"Today's actions send a strong message to U.S. businesses that hire and employ an illegal workforce: ICE will enforce the law, and if you are found to be breaking the law, you will be held accountable," said Thomas D. Homan, the agency's top official, in a statement.
Homan characterized the operation as a new front in the Trump administration's broader immigration crackdown and its effort to increase deportations. ICE agents have made 40 percent more arrests in the past year.
"Businesses that hire illegal workers are a pull factor for illegal immigration and we are working hard to remove this magnet," Homan's statement said. "ICE will continue its efforts to protect jobs for American workers by eliminating unfair competitive advantages for companies that exploit illegal immigration."

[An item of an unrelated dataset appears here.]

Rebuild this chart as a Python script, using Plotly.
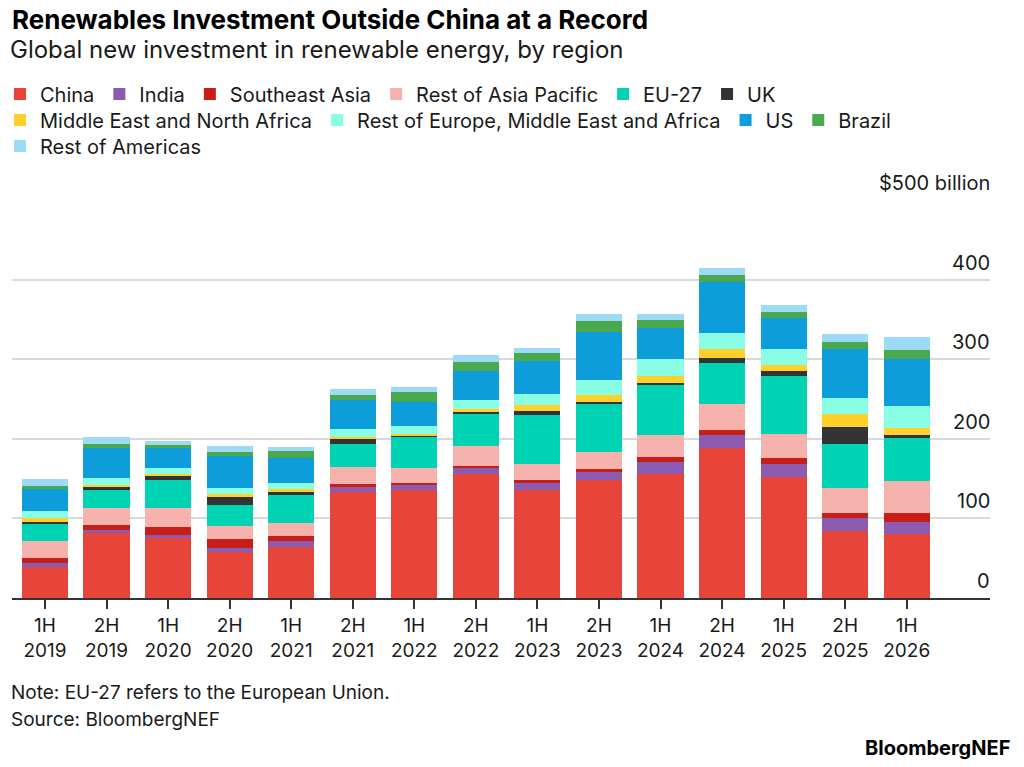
import plotly.graph_objects as go

# Periods (x categories)
periods = ["1H<br>2019", "2H<br>2019", "1H<br>2020", "2H<br>2020", "1H<br>2021",
           "2H<br>2021", "1H<br>2022", "2H<br>2022", "1H<br>2023", "2H<br>2023",
           "1H<br>2024", "2H<br>2024", "1H<br>2025", "2H<br>2025", "1H<br>2026"]

# $ billion (bottom to top of each stack)
china = [39, 82, 75, 58, 64, 133, 136, 156, 136, 148, 156, 189, 152, 84, 80]
india = [5, 3, 4.5, 4.6, 7, 6.7, 6.7, 8, 8.4, 11.3, 14.7, 16, 16, 16, 15.5]
se_asia = [6, 7, 9.7, 12, 6.8, 3.4, 2, 2, 3.4, 2.5, 5.9, 5.9, 8, 6.7, 11.8]
rest_apac = [22, 21.5, 24, 15.5, 17, 21, 19, 24.4, 20.6, 21, 28, 32.4, 30.2, 32, 40]
eu27 = [21, 22, 34.5, 26.5, 34, 30, 38.6, 42, 61, 62, 64, 52.5, 72.3, 54.6, 53.8]
uk = [2, 4, 6, 10, 5, 6, 1.3, 1.7, 5.9, 2, 1.7, 5.9, 6.7, 21.8, 4.2]
mena = [6, 2.5, 1.7, 4.6, 3, 1.7, 3, 3.4, 7.1, 8, 8.4, 10.5, 8, 16.4, 8.8]
rest_emea = [8.5, 9, 8.4, 7.6, 8, 10.5, 10, 11, 14, 18.5, 21, 20.2, 19.3, 20.2, 26.5]
us = [28, 38, 25, 39, 31.5, 37, 29.4, 36.6, 41, 61.3, 39, 64.7, 39.5, 61.3, 60]
brazil = [3.5, 4, 3.4, 6, 8.4, 6.3, 12.6, 11.3, 10, 13.4, 10, 8.8, 6.7, 8.8, 11.3]
rest_americas = [8, 9, 5.5, 7, 5.4, 6.7, 7, 9.2, 6.3, 8.4, 8.4, 8.4, 9.7, 10.1, 15.5]

# name, values, colour, legend row
series = [
    ("China", china, "#e8453a", "legend"),
    ("India", india, "#8a5bb0", "legend"),
    ("Southeast Asia", se_asia, "#c71f18", "legend"),
    ("Rest of Asia Pacific", rest_apac, "#f6b3ae", "legend"),
    ("EU-27", eu27, "#00d3b3", "legend"),
    ("UK", uk, "#333333", "legend"),
    ("Middle East and North Africa", mena, "#fdd02a", "legend2"),
    ("Rest of Europe, Middle East and Africa", rest_emea, "#8afde5", "legend2"),
    ("US", us, "#0e9ddb", "legend2"),
    ("Brazil", brazil, "#4aa84f", "legend2"),
    ("Rest of Americas", rest_americas, "#9ddaf6", "legend3"),
]

tick_vals = [0, 100, 200, 300, 400, 500]
tick_text = ["0", "100", "200", "300", "400", "$500 billion"]

FONT = "Inter"
INK = "#1a1a1a"
GRID = "#d9d9d9"

# page margin is removed below, so figure pixels == screenshot pixels
W, H = 1024, 767
ML, MR, MT, MB = 12, 34, 200, 169
PW = W - ML - MR
PH = H - MT - MB


def px(p):
    return (p - ML) / PW


def py(p):
    return ((H - MB) - p) / PH


fig = go.Figure()
for name, vals, col, leg in series:
    fig.add_trace(go.Bar(x=periods, y=vals, name=name, legend=leg,
                         marker=dict(color=col, line=dict(width=0))))

legend_common = dict(orientation="h", xref="paper", yref="paper",
                     x=px(0), xanchor="left", yanchor="middle",
                     traceorder="normal", font=dict(size=20, color=INK),
                     bgcolor="rgba(0,0,0,0)")

fig.update_layout(
    barmode="stack",
    bargap=0.25,
    width=W,
    height=H,
    paper_bgcolor="white",
    plot_bgcolor="white",
    font=dict(family=FONT, color=INK, size=18),
    margin=dict(l=ML, r=MR, t=MT, b=MB, autoexpand=False),
    title=dict(text="<b>Renewables Investment Outside China at a Record</b>",
               x=12 / W, xanchor="left", xref="container",
               y=1 - 19.5 / H, yanchor="middle", yref="container",
               font=dict(size=26, family=FONT, color="black")),
    legend=dict(legend_common, y=py(94)),
    legend2=dict(legend_common, y=py(120)),
    legend3=dict(legend_common, y=py(146)),
)

fig.update_xaxes(
    type="category",
    range=[-0.536, 15.353],
    showgrid=False,
    showline=True, linecolor="#333333", linewidth=2,
    ticks="outside", ticklen=9, tickcolor="#333333", tickwidth=1.5,
    tickfont=dict(size=19, color=INK),
)

fig.update_yaxes(
    range=[0, tick_vals[-1]],
    side="right",
    tickvals=tick_vals,
    showticklabels=False,
    showgrid=True, gridcolor=GRID, gridwidth=1.5,
    zeroline=False, showline=False,
)

# value labels sit just above their gridlines, right-aligned
for v, t in zip(tick_vals, tick_text):
    fig.add_annotation(text=t, xref="paper", yref="y", x=1, y=v,
                       xshift=2, yshift=17, xanchor="right", yanchor="middle",
                       showarrow=False, font=dict(size=20, color=INK))

fig.add_annotation(text="Global new investment in renewable energy, by region",
                   xref="paper", yref="paper", x=px(8), y=py(49),
                   xanchor="left", yanchor="middle", showarrow=False,
                   font=dict(size=24, color=INK))
fig.add_annotation(text="Note: EU-27 refers to the European Union.",
                   xref="paper", yref="paper", x=px(9), y=py(692),
                   xanchor="left", yanchor="middle", showarrow=False,
                   font=dict(size=19, color=INK))
fig.add_annotation(text="Source: BloombergNEF",
                   xref="paper", yref="paper", x=px(9), y=py(719),
                   xanchor="left", yanchor="middle", showarrow=False,
                   font=dict(size=19, color=INK))
fig.add_annotation(text="<b>BloombergNEF</b>",
                   xref="paper", yref="paper", x=px(1012), y=py(748),
                   xanchor="right", yanchor="middle", showarrow=False,
                   font=dict(size=20, color="black"))

fig.write_html("out.html",
               config={"displayModeBar": False},
               post_script="document.body.style.margin='0';")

ICE said it sent agents to deliver audit notifications and conduct interviews at 6 a.m., temporarily shutting down 7-Eleven stores in the District and in 17 states: California, Colorado, Delaware, Florida, Illinois, Indiana, Maryland, Michigan, Missouri, Nevada, New Jersey, New York, North Carolina, Oregon, Pennsylvania, Texas and Washington.
Irving, Tex.-based 7-Eleven has more than 60,000 stores worldwide, according to its website. In a statement, the company said it was not responsible for the hiring decisions of individual franchise owners.

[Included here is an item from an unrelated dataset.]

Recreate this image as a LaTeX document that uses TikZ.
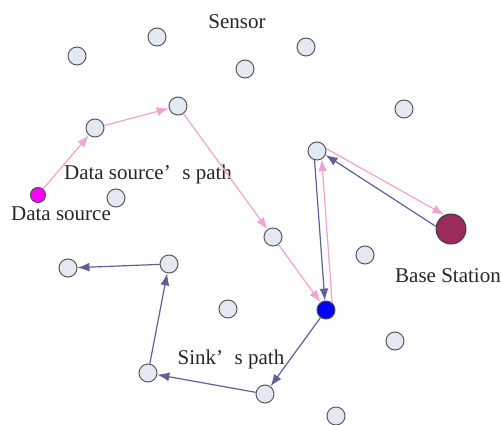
\documentclass[tikz,border=0pt]{standalone}
\usepackage{fontspec}
\setmainfont{Liberation Serif}
\usetikzlibrary{arrows.meta}
\definecolor{pinkline}{HTML}{F2A2CE}
\definecolor{darkline}{HTML}{5E6096}
\definecolor{sensorfill}{HTML}{E3E9F3}
\definecolor{basefill}{HTML}{9A2B5B}
\definecolor{dsfill}{HTML}{FF00FF}
\definecolor{sinkfill}{HTML}{0000FF}
\begin{document}
\begin{tikzpicture}[x=1pt,y=-1pt,
 sensor/.style={circle,draw=black!65,fill=sensorfill,line width=1pt,minimum size=18pt,inner sep=0pt},
 lbl/.style={font=\fontsize{21}{25}\selectfont,text=black!85,inner sep=0pt},
 ppath/.style={draw=pinkline,line width=1.2pt,-{Latex[length=12pt,width=9pt]}},
 dpath/.style={draw=darkline,line width=1.2pt,-{Latex[length=12pt,width=9pt]}}]
\useasboundingbox (0,0) rectangle (501,425);
% sensors
\node[sensor] (s1) at (77,56) {};
\node[sensor] (s2) at (157,37) {};
\node[sensor] (s3) at (245,69) {};
\node[sensor] (s4) at (306,47) {};
\node[sensor] (s5) at (404,109) {};
\node[sensor] (a1) at (95,128) {};
\node[sensor] (a2) at (178,106) {};
\node[sensor] (s6) at (116,198) {};
\node[sensor] (r) at (317,151) {};
\node[sensor] (a3) at (273,237) {};
\node[sensor] (s7) at (365,255) {};
\node[sensor] (b4) at (68,268) {};
\node[sensor] (b3) at (169,264) {};
\node[sensor] (s8) at (228,309) {};
\node[sensor] (s9) at (395,341) {};
\node[sensor] (b2) at (148,373) {};
\node[sensor] (b1) at (265,394) {};
\node[sensor] (s10) at (336,416) {};
% special nodes
\node[circle,draw=black!70,fill=dsfill,line width=1pt,minimum size=15pt,inner sep=0pt] (ds) at (38,195) {};
\node[circle,draw=black!70,fill=sinkfill,line width=1pt,minimum size=18pt,inner sep=0pt] (sink) at (326,310) {};
\node[circle,draw=black!75,fill=basefill,line width=1pt,minimum size=30pt,inner sep=0pt] (bs) at (451,229) {};
% labels
\node[lbl] (lsensor) at (237,22) {Sensor};
\node[lbl] (lpath) at (148,174) {Data source’\hspace{0.55em}s path};
\node[lbl] (lds) at (61,214) {Data source};
\node[lbl] (lbs) at (448,276) {Base Station};
\node[lbl] (lsink) at (231,359) {Sink’\hspace{0.55em}s path};
% data source path (pink)
\draw[ppath] (ds) -- (a1);
\draw[ppath] (a1) -- (a2);
\draw[ppath] (a2) -- (a3);
\draw[ppath] (a3) -- (sink);
\draw[ppath] (sink.50) -- (r.-60);
\draw[ppath] (r.15) -- (bs.115);
% sink path (dark)
\draw[dpath] (bs.170) -- (r.-25);
\draw[dpath] (r.-105) -- (sink.97);
\draw[dpath] (sink) -- (b1);
\draw[dpath] (b1) -- (b2);
\draw[dpath] (b2) -- (b3);
\draw[dpath] (b3) -- (b4);
\end{tikzpicture}
\end{document}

"7-Eleven Franchisees are independent business owners and are solely responsible for their employees including deciding who to hire and verifying their eligibility to work in the United States," the company said in an emailed statement.
"As part of the 7-Eleven franchise agreement, 7-Eleven requires all franchise business owners to comply with all federal, state and local employment laws," the statement continued. "7-Eleven takes compliance with immigration laws seriously and has terminated the franchise agreements of franchisees convicted of violating these laws."
ICE described Wednesday's sweep as a follow-up enforcement operation that built on a 2013 raid resulting in the arrests of nine 7-Eleven franchise owners and managers. They were charged with "conspiring to commit wire fraud, stealing identities and concealing and harboring illegal aliens employed at their stores," according to the agency.
ICE said all but one pleaded guilty and were ordered to pay more than $2.6 million in back wages to workers.
Last year, ICE said it conducted 1,360 employee audits, making more than 300 arrests on criminal and administrative violations. Businesses were ordered to pay $97.6 million in judicial forfeiture, fines and restitution, the agency said, and $7.8 million in civil fines.
"We are going to be doing more of this work and dedicating more resources to make sure businesses are complying with the law," said Dani Bennett, an ICE spokeswoman. "This is a demonstration of our commitment to enforcing the law."
Store owners and managers will have three days to provide the agency with information about the immigration status of their employees, Bennett said.
Prosecuting business owners who hire illegal workers is often difficult for the government, because company owners typically insist they were deceived by employees using fake Social Security numbers.
Supporters of tougher immigration enforcement want to require all employers to use the government's E-Verify system, which checks employees' I-9 employment eligibity forms, Social Security numbers and other identifying information with federal databases. Critics say E-Verify is error-prone and a needless expansion of government power.
Nearly 8 in 10 Americans said employers should be required to validate the immigration status of new hires, including 6 in 10 who support it strongly, according to a September 2017 Washington Post-ABC News poll.
Large majorities of Democrats (65 percent) and Republicans (93 percent) said they would back such a mandate, the survey found.